### Goal
Leaving the pictures aside, transcribe every line below exactly.

### Raw data
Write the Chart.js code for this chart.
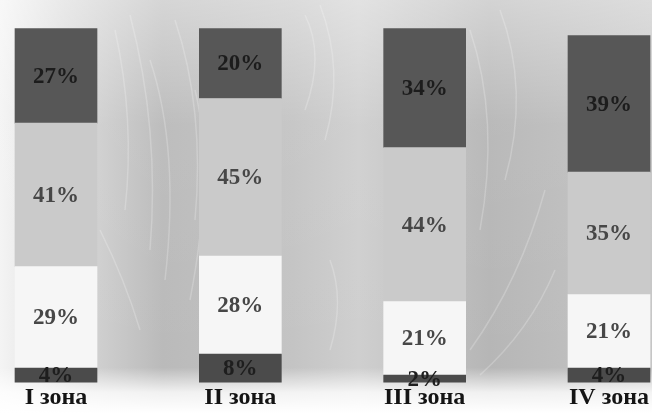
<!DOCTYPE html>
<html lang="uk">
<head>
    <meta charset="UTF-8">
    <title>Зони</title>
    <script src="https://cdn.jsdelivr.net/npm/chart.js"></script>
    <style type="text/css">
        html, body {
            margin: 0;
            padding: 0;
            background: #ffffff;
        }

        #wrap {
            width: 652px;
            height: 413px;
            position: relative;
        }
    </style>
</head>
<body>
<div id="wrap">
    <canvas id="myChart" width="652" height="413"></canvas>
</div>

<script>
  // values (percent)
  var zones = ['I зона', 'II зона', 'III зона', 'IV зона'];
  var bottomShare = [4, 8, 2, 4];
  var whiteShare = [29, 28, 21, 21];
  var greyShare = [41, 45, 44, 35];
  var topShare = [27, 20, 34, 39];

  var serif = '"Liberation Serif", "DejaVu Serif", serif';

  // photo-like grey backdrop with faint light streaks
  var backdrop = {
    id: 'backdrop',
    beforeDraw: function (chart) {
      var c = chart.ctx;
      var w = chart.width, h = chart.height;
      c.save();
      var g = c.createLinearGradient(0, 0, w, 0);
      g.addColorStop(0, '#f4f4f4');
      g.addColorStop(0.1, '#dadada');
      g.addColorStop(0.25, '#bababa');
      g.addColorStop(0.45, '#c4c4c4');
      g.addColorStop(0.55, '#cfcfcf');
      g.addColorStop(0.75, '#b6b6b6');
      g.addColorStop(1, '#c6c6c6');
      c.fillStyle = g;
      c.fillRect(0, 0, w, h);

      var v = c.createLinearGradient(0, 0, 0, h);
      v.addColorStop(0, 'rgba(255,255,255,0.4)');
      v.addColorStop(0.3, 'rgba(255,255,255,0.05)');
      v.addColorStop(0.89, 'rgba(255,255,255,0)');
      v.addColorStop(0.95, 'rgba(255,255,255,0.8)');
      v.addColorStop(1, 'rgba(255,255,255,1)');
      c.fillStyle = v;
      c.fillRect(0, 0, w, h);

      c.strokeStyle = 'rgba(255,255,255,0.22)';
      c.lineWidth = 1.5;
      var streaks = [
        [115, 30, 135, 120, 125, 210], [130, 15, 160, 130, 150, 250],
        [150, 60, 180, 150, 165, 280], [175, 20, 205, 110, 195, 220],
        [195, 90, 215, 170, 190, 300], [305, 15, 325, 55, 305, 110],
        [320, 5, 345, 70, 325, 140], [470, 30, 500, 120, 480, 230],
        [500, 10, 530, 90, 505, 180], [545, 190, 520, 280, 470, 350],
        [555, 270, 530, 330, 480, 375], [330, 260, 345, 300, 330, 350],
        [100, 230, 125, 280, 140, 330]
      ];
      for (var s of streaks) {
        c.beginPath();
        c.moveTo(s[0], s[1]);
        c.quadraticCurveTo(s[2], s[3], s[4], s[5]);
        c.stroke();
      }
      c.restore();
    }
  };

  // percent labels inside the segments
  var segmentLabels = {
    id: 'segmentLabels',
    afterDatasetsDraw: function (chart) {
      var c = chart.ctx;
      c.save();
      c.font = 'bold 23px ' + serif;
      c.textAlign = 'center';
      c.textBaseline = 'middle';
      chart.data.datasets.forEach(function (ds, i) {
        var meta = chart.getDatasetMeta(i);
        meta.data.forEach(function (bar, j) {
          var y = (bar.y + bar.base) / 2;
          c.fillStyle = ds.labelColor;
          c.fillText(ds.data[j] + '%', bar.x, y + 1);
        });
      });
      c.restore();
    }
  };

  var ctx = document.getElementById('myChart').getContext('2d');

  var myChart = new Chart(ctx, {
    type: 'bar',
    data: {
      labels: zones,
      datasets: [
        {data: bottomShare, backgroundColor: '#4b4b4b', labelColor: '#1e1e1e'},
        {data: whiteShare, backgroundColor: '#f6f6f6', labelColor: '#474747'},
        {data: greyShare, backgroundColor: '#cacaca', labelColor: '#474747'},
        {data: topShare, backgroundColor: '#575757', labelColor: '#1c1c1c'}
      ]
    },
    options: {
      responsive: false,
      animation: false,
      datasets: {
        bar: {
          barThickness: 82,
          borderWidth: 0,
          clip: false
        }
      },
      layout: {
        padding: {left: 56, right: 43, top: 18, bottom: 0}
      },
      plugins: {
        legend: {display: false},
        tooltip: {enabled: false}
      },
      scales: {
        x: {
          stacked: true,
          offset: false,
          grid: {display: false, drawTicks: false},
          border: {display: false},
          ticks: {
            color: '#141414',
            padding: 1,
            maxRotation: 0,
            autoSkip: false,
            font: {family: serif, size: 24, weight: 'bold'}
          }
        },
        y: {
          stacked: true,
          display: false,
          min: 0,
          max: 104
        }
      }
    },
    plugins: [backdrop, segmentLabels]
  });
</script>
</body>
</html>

### Answer to the problem
Write the Chart.js code for this chart.
<!DOCTYPE html>
<html lang="uk">
<head>
    <meta charset="UTF-8">
    <title>Зони</title>
    <script src="https://cdn.jsdelivr.net/npm/chart.js"></script>
    <style type="text/css">
        html, body {
            margin: 0;
            padding: 0;
            background: #ffffff;
        }

        #wrap {
            width: 652px;
            height: 413px;
            position: relative;
        }
    </style>
</head>
<body>
<div id="wrap">
    <canvas id="myChart" width="652" height="413"></canvas>
</div>

<script>
  // values (percent)
  var zones = ['I зона', 'II зона', 'III зона', 'IV зона'];
  var bottomShare = [4, 8, 2, 4];
  var whiteShare = [29, 28, 21, 21];
  var greyShare = [41, 45, 44, 35];
  var topShare = [27, 20, 34, 39];

  var serif = '"Liberation Serif", "DejaVu Serif", serif';

  // photo-like grey backdrop with faint light streaks
  var backdrop = {
    id: 'backdrop',
    beforeDraw: function (chart) {
      var c = chart.ctx;
      var w = chart.width, h = chart.height;
      c.save();
      var g = c.createLinearGradient(0, 0, w, 0);
      g.addColorStop(0, '#f4f4f4');
      g.addColorStop(0.1, '#dadada');
      g.addColorStop(0.25, '#bababa');
      g.addColorStop(0.45, '#c4c4c4');
      g.addColorStop(0.55, '#cfcfcf');
      g.addColorStop(0.75, '#b6b6b6');
      g.addColorStop(1, '#c6c6c6');
      c.fillStyle = g;
      c.fillRect(0, 0, w, h);

      var v = c.createLinearGradient(0, 0, 0, h);
      v.addColorStop(0, 'rgba(255,255,255,0.4)');
      v.addColorStop(0.3, 'rgba(255,255,255,0.05)');
      v.addColorStop(0.89, 'rgba(255,255,255,0)');
      v.addColorStop(0.95, 'rgba(255,255,255,0.8)');
      v.addColorStop(1, 'rgba(255,255,255,1)');
      c.fillStyle = v;
      c.fillRect(0, 0, w, h);

      c.strokeStyle = 'rgba(255,255,255,0.22)';
      c.lineWidth = 1.5;
      var streaks = [
        [115, 30, 135, 120, 125, 210], [130, 15, 160, 130, 150, 250],
        [150, 60, 180, 150, 165, 280], [175, 20, 205, 110, 195, 220],
        [195, 90, 215, 170, 190, 300], [305, 15, 325, 55, 305, 110],
        [320, 5, 345, 70, 325, 140], [470, 30, 500, 120, 480, 230],
        [500, 10, 530, 90, 505, 180], [545, 190, 520, 280, 470, 350],
        [555, 270, 530, 330, 480, 375], [330, 260, 345, 300, 330, 350],
        [100, 230, 125, 280, 140, 330]
      ];
      for (var s of streaks) {
        c.beginPath();
        c.moveTo(s[0], s[1]);
        c.quadraticCurveTo(s[2], s[3], s[4], s[5]);
        c.stroke();
      }
      c.restore();
    }
  };

  // percent labels inside the segments
  var segmentLabels = {
    id: 'segmentLabels',
    afterDatasetsDraw: function (chart) {
      var c = chart.ctx;
      c.save();
      c.font = 'bold 23px ' + serif;
      c.textAlign = 'center';
      c.textBaseline = 'middle';
      chart.data.datasets.forEach(function (ds, i) {
        var meta = chart.getDatasetMeta(i);
        meta.data.forEach(function (bar, j) {
          var y = (bar.y + bar.base) / 2;
          c.fillStyle = ds.labelColor;
          c.fillText(ds.data[j] + '%', bar.x, y + 1);
        });
      });
      c.restore();
    }
  };

  var ctx = document.getElementById('myChart').getContext('2d');

  var myChart = new Chart(ctx, {
    type: 'bar',
    data: {
      labels: zones,
      datasets: [
        {data: bottomShare, backgroundColor: '#4b4b4b', labelColor: '#1e1e1e'},
        {data: whiteShare, backgroundColor: '#f6f6f6', labelColor: '#474747'},
        {data: greyShare, backgroundColor: '#cacaca', labelColor: '#474747'},
        {data: topShare, backgroundColor: '#575757', labelColor: '#1c1c1c'}
      ]
    },
    options: {
      responsive: false,
      animation: false,
      datasets: {
        bar: {
          barThickness: 82,
          borderWidth: 0,
          clip: false
        }
      },
      layout: {
        padding: {left: 56, right: 43, top: 18, bottom: 0}
      },
      plugins: {
        legend: {display: false},
        tooltip: {enabled: false}
      },
      scales: {
        x: {
          stacked: true,
          offset: false,
          grid: {display: false, drawTicks: false},
          border: {display: false},
          ticks: {
            color: '#141414',
            padding: 1,
            maxRotation: 0,
            autoSkip: false,
            font: {family: serif, size: 24, weight: 'bold'}
          }
        },
        y: {
          stacked: true,
          display: false,
          min: 0,
          max: 104
        }
      }
    },
    plugins: [backdrop, segmentLabels]
  });
</script>
</body>
</html>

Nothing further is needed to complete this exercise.